## Direction
Look for the line containing "Output the Python" and the line containing "color=gridc, labelsize=8.2, pad=3)"; retype them and all lines between, exactly, and leave out the pictures.

_ _ _ _ _ _ _

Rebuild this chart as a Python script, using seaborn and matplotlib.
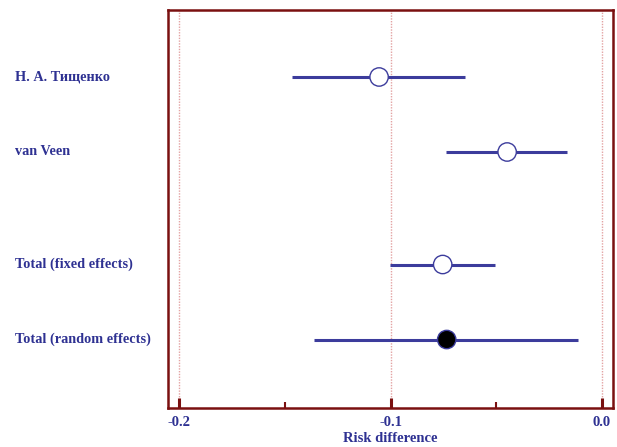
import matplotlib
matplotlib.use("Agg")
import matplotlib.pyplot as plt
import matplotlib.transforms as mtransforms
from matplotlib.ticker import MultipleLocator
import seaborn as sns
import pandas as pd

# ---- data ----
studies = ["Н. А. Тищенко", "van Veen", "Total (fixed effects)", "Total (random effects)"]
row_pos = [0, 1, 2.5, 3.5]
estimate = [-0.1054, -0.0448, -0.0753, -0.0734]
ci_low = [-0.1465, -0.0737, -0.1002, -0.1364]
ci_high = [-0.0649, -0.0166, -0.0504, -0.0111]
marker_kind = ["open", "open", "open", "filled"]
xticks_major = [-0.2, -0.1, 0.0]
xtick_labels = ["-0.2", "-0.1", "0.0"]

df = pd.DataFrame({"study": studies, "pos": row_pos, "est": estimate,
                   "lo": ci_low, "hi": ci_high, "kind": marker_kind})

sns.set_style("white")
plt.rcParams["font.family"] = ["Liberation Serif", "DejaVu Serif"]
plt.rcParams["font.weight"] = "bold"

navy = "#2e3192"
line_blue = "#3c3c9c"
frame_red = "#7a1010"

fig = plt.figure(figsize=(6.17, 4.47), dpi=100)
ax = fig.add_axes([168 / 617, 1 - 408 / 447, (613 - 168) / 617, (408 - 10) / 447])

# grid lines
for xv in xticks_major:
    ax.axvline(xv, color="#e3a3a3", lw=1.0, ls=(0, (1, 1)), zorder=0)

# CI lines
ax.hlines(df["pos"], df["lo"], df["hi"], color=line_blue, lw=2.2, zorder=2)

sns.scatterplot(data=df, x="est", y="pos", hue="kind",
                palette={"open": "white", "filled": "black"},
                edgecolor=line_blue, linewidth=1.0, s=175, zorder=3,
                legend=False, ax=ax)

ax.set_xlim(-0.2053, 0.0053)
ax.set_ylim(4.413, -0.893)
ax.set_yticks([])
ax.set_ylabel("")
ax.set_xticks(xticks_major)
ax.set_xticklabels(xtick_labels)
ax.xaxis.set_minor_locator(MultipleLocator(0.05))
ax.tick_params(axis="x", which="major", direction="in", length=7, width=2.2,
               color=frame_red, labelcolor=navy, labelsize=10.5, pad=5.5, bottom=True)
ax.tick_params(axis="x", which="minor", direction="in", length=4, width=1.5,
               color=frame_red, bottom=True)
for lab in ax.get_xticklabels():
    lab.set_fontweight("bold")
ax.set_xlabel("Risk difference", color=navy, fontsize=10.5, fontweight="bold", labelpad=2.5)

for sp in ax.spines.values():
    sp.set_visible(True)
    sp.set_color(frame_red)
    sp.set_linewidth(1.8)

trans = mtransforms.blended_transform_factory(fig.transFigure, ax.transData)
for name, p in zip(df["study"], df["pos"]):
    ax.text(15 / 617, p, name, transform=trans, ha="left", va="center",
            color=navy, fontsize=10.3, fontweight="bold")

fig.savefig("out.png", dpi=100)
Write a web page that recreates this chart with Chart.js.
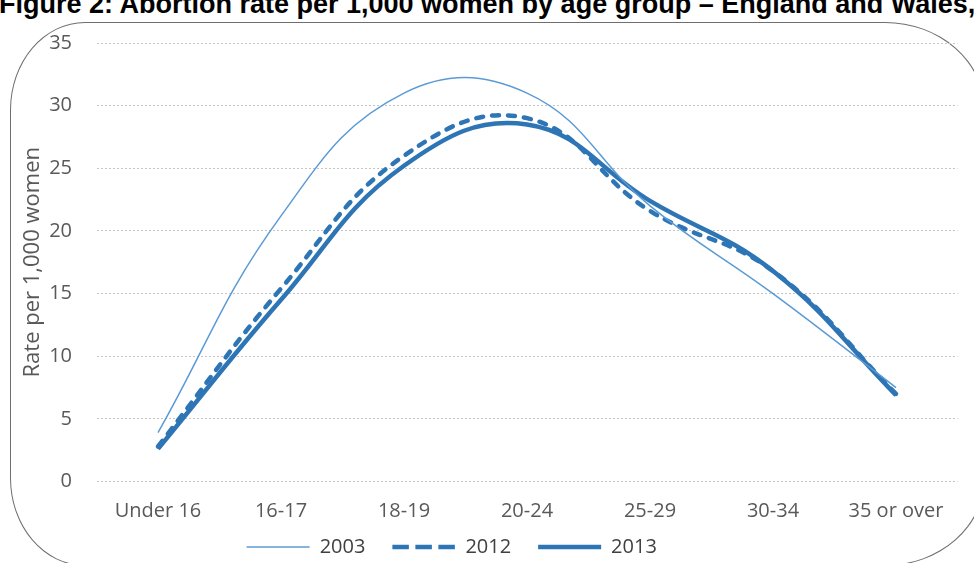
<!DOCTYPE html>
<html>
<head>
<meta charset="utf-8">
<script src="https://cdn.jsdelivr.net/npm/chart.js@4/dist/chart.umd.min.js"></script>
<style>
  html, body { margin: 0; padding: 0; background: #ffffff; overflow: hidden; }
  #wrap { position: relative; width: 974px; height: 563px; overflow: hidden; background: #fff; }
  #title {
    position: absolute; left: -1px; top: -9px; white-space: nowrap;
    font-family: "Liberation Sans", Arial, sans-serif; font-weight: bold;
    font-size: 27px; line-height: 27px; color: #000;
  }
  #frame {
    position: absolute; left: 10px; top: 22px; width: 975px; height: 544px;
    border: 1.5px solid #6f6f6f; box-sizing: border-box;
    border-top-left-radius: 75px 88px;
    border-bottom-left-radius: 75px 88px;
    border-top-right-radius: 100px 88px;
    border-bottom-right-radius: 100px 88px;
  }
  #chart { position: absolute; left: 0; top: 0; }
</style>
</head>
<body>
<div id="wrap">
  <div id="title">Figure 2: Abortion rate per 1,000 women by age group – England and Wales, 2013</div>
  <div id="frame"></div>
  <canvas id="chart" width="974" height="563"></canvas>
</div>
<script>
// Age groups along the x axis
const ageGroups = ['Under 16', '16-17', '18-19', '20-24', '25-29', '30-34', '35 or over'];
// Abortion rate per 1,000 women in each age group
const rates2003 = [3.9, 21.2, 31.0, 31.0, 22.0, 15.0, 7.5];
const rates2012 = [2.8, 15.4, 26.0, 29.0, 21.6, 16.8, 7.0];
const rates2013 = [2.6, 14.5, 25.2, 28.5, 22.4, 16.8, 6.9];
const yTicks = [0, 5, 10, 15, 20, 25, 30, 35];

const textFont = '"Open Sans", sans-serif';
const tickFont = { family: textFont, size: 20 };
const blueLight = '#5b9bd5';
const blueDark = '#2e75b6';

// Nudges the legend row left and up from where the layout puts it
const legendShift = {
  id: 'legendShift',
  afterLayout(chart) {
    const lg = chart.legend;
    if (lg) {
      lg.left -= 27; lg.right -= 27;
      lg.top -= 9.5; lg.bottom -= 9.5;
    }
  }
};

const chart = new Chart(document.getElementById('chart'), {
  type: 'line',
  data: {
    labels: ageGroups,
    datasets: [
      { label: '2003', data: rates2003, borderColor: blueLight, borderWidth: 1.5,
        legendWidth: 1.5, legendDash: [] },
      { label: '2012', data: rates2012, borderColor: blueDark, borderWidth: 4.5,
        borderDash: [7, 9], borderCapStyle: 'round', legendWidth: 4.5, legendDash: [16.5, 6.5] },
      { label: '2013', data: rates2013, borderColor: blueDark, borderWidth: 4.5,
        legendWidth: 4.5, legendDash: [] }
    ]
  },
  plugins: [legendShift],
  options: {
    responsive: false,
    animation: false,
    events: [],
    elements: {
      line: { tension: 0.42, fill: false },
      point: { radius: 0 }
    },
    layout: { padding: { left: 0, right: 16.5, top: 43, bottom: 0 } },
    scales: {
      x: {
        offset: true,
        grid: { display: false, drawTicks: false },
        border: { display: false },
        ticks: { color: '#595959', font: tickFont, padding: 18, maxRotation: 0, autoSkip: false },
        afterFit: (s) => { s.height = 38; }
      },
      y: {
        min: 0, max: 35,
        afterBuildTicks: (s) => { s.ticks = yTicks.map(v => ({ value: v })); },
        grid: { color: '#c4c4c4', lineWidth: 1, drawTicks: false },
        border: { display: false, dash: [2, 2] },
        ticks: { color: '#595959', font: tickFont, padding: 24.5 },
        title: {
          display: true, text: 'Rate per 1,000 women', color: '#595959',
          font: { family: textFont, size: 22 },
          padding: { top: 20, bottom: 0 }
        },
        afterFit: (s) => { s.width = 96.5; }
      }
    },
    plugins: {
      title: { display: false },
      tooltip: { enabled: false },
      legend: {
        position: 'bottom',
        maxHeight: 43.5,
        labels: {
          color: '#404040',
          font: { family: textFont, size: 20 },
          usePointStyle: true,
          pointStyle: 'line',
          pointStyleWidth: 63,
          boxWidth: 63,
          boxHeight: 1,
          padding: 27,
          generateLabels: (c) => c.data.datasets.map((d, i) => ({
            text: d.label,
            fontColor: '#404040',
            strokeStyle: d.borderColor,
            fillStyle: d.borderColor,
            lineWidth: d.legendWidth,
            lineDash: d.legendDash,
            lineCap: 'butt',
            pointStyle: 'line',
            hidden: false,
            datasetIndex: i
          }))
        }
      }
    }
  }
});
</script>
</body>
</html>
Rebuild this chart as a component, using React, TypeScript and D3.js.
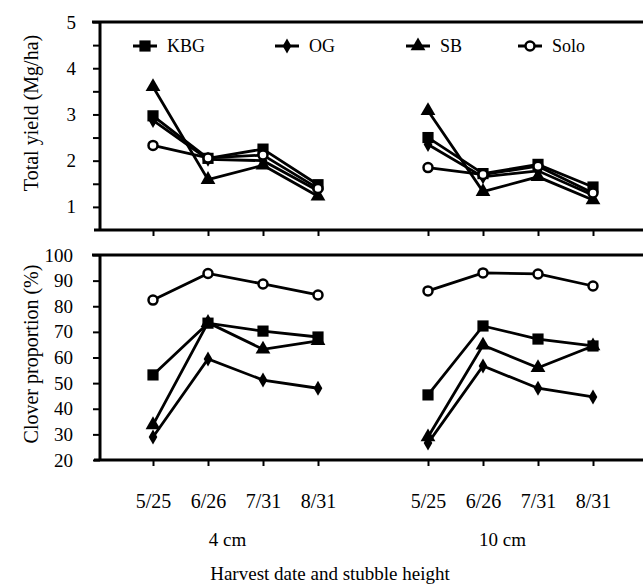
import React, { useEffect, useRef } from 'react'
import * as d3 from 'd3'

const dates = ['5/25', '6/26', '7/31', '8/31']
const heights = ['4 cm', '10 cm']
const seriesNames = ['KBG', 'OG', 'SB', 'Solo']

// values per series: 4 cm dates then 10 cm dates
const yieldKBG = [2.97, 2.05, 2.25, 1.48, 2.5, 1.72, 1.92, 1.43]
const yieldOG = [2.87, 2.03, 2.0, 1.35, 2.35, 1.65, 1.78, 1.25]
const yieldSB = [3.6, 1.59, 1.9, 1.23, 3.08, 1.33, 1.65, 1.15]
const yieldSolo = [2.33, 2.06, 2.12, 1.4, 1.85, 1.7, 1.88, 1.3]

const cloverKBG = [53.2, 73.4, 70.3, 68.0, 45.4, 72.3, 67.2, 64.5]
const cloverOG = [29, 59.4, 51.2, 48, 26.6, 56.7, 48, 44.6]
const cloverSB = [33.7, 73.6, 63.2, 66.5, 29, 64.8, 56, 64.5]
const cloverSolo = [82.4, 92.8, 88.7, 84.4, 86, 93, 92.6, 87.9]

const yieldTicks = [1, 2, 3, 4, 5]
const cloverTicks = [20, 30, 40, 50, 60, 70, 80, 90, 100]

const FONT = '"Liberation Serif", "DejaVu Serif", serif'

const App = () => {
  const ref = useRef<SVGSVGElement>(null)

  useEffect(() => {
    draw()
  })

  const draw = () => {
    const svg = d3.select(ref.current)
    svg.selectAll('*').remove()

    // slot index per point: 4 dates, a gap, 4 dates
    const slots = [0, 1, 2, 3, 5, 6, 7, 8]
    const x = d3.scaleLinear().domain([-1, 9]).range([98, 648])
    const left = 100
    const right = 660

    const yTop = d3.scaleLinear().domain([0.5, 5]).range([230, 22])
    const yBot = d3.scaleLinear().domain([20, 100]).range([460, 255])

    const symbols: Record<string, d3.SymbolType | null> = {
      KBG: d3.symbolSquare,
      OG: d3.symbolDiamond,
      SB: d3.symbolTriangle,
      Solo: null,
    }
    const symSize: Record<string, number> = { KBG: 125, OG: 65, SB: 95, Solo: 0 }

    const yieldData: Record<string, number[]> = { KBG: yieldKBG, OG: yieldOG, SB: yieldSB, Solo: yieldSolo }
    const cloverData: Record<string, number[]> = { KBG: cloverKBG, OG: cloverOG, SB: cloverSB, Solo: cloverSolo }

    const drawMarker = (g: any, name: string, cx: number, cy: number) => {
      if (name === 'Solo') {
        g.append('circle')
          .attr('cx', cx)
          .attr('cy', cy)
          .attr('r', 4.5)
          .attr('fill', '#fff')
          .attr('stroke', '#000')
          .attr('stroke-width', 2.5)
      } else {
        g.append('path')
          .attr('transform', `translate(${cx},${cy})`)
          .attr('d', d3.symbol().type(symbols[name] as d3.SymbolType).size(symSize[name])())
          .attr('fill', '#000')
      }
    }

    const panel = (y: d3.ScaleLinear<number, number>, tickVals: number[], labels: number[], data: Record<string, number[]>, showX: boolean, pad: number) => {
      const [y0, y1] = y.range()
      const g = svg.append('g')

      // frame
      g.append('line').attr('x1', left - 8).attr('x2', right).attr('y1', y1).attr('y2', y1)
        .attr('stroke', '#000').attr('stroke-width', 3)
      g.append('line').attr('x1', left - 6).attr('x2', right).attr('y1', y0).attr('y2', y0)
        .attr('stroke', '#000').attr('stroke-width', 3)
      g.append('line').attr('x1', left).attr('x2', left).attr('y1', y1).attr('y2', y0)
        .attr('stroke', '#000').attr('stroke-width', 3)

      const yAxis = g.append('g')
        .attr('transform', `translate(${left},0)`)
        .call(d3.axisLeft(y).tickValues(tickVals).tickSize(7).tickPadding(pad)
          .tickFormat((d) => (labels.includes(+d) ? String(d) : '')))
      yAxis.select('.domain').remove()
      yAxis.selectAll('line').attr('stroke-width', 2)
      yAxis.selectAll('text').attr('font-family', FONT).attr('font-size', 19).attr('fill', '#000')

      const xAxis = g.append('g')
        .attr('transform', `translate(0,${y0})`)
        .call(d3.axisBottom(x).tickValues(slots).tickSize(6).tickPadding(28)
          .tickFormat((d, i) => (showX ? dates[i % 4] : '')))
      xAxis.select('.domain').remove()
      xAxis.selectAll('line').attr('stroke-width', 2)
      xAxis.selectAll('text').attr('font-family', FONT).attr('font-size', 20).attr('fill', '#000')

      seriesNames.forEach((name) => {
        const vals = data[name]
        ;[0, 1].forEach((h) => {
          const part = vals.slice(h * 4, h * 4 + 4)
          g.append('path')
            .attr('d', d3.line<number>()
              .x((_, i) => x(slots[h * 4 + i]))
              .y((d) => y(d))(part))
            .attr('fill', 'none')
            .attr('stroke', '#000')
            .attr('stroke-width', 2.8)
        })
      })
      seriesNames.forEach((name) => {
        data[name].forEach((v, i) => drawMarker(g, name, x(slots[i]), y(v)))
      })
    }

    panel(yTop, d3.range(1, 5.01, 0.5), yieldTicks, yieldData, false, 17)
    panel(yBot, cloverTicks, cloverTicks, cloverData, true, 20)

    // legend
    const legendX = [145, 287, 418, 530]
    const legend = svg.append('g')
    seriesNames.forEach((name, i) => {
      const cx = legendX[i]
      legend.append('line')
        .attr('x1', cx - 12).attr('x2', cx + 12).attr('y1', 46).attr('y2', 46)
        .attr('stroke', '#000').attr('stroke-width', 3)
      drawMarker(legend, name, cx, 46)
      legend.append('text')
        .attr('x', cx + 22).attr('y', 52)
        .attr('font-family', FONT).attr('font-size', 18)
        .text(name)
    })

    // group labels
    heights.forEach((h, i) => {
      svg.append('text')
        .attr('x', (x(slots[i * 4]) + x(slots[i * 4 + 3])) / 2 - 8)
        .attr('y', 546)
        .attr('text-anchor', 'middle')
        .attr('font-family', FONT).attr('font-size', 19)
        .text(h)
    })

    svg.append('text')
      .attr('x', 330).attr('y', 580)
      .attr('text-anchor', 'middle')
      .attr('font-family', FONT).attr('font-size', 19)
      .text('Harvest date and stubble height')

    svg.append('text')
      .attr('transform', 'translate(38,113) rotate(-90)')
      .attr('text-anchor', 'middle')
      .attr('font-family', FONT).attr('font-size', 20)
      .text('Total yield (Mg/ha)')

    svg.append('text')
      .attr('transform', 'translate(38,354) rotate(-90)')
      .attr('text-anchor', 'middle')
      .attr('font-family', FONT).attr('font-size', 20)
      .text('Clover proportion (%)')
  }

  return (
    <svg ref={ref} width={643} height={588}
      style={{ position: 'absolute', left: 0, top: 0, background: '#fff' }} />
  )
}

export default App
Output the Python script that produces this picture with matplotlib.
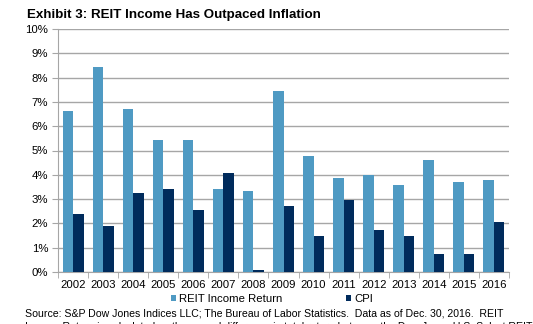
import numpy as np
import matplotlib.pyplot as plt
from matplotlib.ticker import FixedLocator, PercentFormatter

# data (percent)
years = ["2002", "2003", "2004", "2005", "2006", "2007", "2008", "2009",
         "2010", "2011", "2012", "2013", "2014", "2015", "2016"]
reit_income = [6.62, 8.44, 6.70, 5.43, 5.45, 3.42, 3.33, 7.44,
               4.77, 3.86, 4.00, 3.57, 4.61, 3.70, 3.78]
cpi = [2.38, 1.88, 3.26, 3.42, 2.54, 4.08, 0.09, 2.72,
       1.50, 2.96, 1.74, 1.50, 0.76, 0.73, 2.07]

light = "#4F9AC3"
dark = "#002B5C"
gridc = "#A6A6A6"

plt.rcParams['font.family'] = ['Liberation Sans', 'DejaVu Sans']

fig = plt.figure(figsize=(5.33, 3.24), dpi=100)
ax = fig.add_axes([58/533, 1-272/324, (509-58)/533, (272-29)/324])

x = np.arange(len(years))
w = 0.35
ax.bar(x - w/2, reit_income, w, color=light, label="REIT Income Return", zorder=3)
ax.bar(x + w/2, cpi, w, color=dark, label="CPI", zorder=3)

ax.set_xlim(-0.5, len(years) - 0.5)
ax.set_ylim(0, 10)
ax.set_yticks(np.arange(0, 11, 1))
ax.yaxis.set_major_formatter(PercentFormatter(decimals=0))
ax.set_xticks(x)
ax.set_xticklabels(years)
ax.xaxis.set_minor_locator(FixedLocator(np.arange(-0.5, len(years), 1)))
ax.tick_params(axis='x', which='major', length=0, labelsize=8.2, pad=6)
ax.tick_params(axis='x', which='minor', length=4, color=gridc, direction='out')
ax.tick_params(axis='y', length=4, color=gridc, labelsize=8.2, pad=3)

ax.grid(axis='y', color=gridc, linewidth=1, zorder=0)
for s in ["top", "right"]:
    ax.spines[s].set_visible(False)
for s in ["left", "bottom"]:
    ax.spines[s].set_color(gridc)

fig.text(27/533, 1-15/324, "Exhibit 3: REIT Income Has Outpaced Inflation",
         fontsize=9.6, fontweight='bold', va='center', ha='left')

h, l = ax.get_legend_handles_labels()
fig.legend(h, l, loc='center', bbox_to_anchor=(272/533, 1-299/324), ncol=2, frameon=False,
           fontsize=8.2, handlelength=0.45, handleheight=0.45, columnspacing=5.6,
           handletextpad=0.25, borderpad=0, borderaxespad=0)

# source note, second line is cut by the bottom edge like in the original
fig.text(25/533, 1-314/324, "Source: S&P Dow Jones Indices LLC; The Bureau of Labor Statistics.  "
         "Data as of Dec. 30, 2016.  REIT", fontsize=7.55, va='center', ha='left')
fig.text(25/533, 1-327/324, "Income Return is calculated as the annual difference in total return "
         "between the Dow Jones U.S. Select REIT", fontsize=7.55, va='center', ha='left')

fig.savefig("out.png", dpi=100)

_ _ _ _ _ _ _

## Solution to this task
Output the Python script that produces this picture with matplotlib.
import numpy as np
import matplotlib.pyplot as plt
from matplotlib.ticker import FixedLocator, PercentFormatter

# data (percent)
years = ["2002", "2003", "2004", "2005", "2006", "2007", "2008", "2009",
         "2010", "2011", "2012", "2013", "2014", "2015", "2016"]
reit_income = [6.62, 8.44, 6.70, 5.43, 5.45, 3.42, 3.33, 7.44,
               4.77, 3.86, 4.00, 3.57, 4.61, 3.70, 3.78]
cpi = [2.38, 1.88, 3.26, 3.42, 2.54, 4.08, 0.09, 2.72,
       1.50, 2.96, 1.74, 1.50, 0.76, 0.73, 2.07]

light = "#4F9AC3"
dark = "#002B5C"
gridc = "#A6A6A6"

plt.rcParams['font.family'] = ['Liberation Sans', 'DejaVu Sans']

fig = plt.figure(figsize=(5.33, 3.24), dpi=100)
ax = fig.add_axes([58/533, 1-272/324, (509-58)/533, (272-29)/324])

x = np.arange(len(years))
w = 0.35
ax.bar(x - w/2, reit_income, w, color=light, label="REIT Income Return", zorder=3)
ax.bar(x + w/2, cpi, w, color=dark, label="CPI", zorder=3)

ax.set_xlim(-0.5, len(years) - 0.5)
ax.set_ylim(0, 10)
ax.set_yticks(np.arange(0, 11, 1))
ax.yaxis.set_major_formatter(PercentFormatter(decimals=0))
ax.set_xticks(x)
ax.set_xticklabels(years)
ax.xaxis.set_minor_locator(FixedLocator(np.arange(-0.5, len(years), 1)))
ax.tick_params(axis='x', which='major', length=0, labelsize=8.2, pad=6)
ax.tick_params(axis='x', which='minor', length=4, color=gridc, direction='out')
ax.tick_params(axis='y', length=4, color=gridc, labelsize=8.2, pad=3)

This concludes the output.